_TASK BRIEF_
Tally the lines in the listing below that contain "matplotlib" and report the tally alone.

>> Start

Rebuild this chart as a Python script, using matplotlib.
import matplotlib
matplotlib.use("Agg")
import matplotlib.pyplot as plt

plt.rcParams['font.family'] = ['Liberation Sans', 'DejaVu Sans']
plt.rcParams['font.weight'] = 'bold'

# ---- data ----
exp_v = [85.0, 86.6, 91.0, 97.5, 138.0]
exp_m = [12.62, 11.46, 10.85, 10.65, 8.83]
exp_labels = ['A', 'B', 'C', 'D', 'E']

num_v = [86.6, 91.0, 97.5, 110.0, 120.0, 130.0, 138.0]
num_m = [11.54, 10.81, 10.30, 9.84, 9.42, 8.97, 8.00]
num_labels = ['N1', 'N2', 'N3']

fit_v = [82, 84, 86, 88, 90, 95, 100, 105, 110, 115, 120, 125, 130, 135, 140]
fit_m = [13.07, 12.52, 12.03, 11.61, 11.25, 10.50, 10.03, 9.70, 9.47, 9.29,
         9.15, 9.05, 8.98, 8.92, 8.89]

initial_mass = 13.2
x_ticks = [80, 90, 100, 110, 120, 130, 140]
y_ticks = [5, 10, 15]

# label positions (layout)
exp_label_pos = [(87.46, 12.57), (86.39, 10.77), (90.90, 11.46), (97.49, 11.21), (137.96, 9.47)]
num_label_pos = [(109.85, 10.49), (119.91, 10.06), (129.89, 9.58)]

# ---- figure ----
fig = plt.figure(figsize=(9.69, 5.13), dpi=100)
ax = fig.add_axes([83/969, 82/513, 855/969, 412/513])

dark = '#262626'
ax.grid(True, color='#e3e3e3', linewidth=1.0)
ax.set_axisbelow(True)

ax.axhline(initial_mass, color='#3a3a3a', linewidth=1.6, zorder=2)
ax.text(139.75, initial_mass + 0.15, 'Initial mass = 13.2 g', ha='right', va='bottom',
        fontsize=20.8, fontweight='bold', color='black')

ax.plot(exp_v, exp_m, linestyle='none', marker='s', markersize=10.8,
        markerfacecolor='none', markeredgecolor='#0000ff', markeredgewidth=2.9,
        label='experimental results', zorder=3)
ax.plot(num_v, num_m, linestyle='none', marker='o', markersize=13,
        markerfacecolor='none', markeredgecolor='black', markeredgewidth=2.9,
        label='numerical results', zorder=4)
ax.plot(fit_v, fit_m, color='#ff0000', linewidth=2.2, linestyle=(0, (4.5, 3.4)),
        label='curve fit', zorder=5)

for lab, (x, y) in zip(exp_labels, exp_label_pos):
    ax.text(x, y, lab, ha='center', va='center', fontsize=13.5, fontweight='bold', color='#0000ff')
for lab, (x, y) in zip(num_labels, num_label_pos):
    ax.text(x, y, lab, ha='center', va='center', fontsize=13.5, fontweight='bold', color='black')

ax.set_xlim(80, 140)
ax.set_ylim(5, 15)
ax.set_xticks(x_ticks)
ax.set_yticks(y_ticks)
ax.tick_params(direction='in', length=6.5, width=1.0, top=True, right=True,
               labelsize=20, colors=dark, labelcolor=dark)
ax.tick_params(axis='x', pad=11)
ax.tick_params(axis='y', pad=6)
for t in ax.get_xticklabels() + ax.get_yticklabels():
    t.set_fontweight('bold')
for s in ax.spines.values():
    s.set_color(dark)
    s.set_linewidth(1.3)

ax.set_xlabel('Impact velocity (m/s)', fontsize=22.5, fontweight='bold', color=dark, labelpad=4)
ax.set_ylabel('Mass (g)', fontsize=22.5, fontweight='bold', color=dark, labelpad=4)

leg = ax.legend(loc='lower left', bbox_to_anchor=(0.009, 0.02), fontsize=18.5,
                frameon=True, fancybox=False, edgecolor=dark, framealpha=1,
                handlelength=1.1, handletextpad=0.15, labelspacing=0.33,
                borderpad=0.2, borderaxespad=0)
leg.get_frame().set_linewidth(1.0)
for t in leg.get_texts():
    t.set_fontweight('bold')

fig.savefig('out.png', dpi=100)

>> End

_TASK SOLUTION_
4